We did two rally novice runs, Augie did great but I got us NQ'd on the first run (the trophy run of course) by moving my foot on a stationary exercise and missing the first cone on the serpentine (dumb,dumb mistakes on my part).:doh: 

On his second run he got a 93! Yeah Augie! I'm so proud of the my little man. 

If I didn't screw up I think he could have gotten a ribbon. I felt so bad for messing him up, but he said he still loves me anyway.:heartbeat


----------



## sharlin (Feb 26, 2007)

Just being with you was all the "ribbon" he needed!!


----------



## Penny & Maggie's Mom (Oct 4, 2007)

I bet in Augie's book you are both CHAMPIONS !!


----------



## GoldenJoyx'stwo (Feb 25, 2007)

Congrats to you and Augie! My son had lots of hockey trophies. The darn things break! Ribbons last longer in this household.


----------



## FlyingQuizini (Oct 24, 2006)

Was that the Lomita match? Good for you for going! I went to Laurie Burnam's Saturday match and meant to get my butt out to Oxnard on Sunday, but didn't make it.

How are you enjoying Moira's seminars?

Stephanie


----------



## Augie's Mom (Sep 28, 2007)

FlyingQuizini said:


> Was that the Lomita match? Good for you for going! I went to Laurie Burnam's Saturday match and meant to get my butt out to Oxnard on Sunday, but didn't make it.
> 
> How are you enjoying Moira's seminars?
> 
> Stephanie


Yes it was Lomita. I don't think we've ever been so hot in our lives, it gave a new meaning to "hot dog". I am loving Moira's seminars, we go to workshops #2 and #3 this Saturday and will be signing up for #4.


----------



## FlyingQuizini (Oct 24, 2006)

Augie's Mom said:


> Yes it was Lomita. I don't think we've ever been so hot in our lives, it gave a new meaning to "hot dog". I am loving Moira's seminars, we go to workshops #2 and #3 this Saturday and will be signing up for #4.
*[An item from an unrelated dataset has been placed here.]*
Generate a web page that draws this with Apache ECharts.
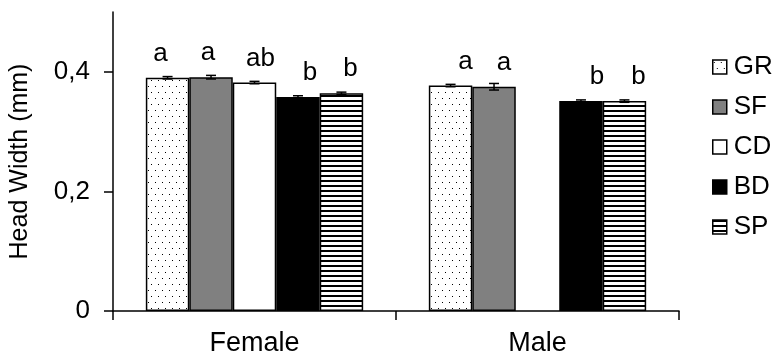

I'm glad you're enjoying them! I've really learned a lot from her... she's a great friend, too.

I just posted the date/time info for seminar #4 on her website: www.k9connection.net. You can download a registration form, too.

-S


----------



## Augie's Mom (Sep 28, 2007)

FlyingQuizini said:


> I'm glad you're enjoying them! I've really learned a lot from her... she's a great friend, too.
> 
> I just posted the date/time info for seminar #4 on her website: www.k9connection.net. You can download a registration form, too.
> 
> -S


We just completed workshops 2 & 3 and signed up for 4. Moira is awesome! The attention & footwork workshops were so informative. Using what we've learned this weekend I see improvement in both Augie and I.


----------